I played with it a bit, seeing if I could do fuzzy matching (Tom matches Diane for all but 2 of 10 matches, that's close enough), but generally I reached a point where I could see it wasn't going to work.

So I went and browsed through the other d3 example graph types and found an example of a force directed graph.

Force Directed Graphs

At a first glance, it seemed that the randomness of this graph wasn't really going to be helpful (I had long term vague thoughts about trying to pin nodes down to a family tree graph, but they were very vague), but I thought I'd give it a go. I could put people in as nodes, and join lines to them where the data said they were matches in common. I made the node size relative to the shared cM. Then I changed that and made it relative to the longest shared cM - otherwise it was like trying to make a scale map of the solar system with my aunt being the sun. (Attempt #1).

As a first pass, it seemed to have some promise. The nodes were nicely displayed, a few of them were joined up. I was using the same set of data that I had tried out on the Venn diagram and it was a bit lacklustre, so I downloaded the next batch of 10 or so files plus some others that interested me. But rather than getting just clumps, I was getting long chains as well, some of them between people that I was more closely related to, and pretty sure that weren't related to each other. (Attempt #2).

So I went to the FTDNA website and did some manual poking with the common matches and the chromosome browser. And I found that while I might be related to person A and B, and they have each other in common, it doesn't necessarily mean that they are related to one another in the same ways I am related to them - or at least not in ways that have left the same DNA in the same places.

I wasn't really expecting much of this - different branches of my family come from consistently different places, so its somewhat intriguing to find that there might be crosslinking. I really shouldn't have been surprised, given that I've found enough of it in my paper genealogy research within Australia, but I didn't think it would extend to such a wider geographical area.

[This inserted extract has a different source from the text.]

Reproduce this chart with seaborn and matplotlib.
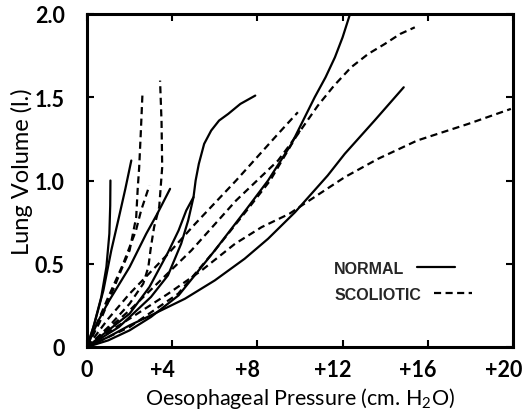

The next step was to download the csv from the chromosome browser, and use that to check whether when A and B matched each other, did they also match with me on the same chromosome. I don't really have the background knowledge to say "yes, this overlap is X cM its a match", and I wasn't aiming for high precision, so I decided to just treat things as a connection if there was any overlap at all.

That helped break some of the weird links and long chains, mostly leaving individuals without any links and intensely crosslinked groups. (Attempt #3).

This seemed like a positive line of enquiry, so I downloaded some more match files, and did the same process for some of the other kits I administer to see what different data might produce. The results for one kit were less dramatic, just a few links and one pentagram. Results for my aunt mostly mirrored my own, but with some subtle differences that might reflect generational closeness.

I added some options in processing to show the indirect links as dotted lines, or to remove individuals with no connections. There are options to change the minimum shared segment or longest segment before people who have multiple matches but no common match file of their own are included. These change the data file the graph uses, but ideally I'll put some of them in as controls on the graph page so they can be removed and added on the fly. I'd also like to add options for removing people or links, to help clarify some of the structures. Ideally I'd like to be able to also add controls that let you choose a person and only show their links.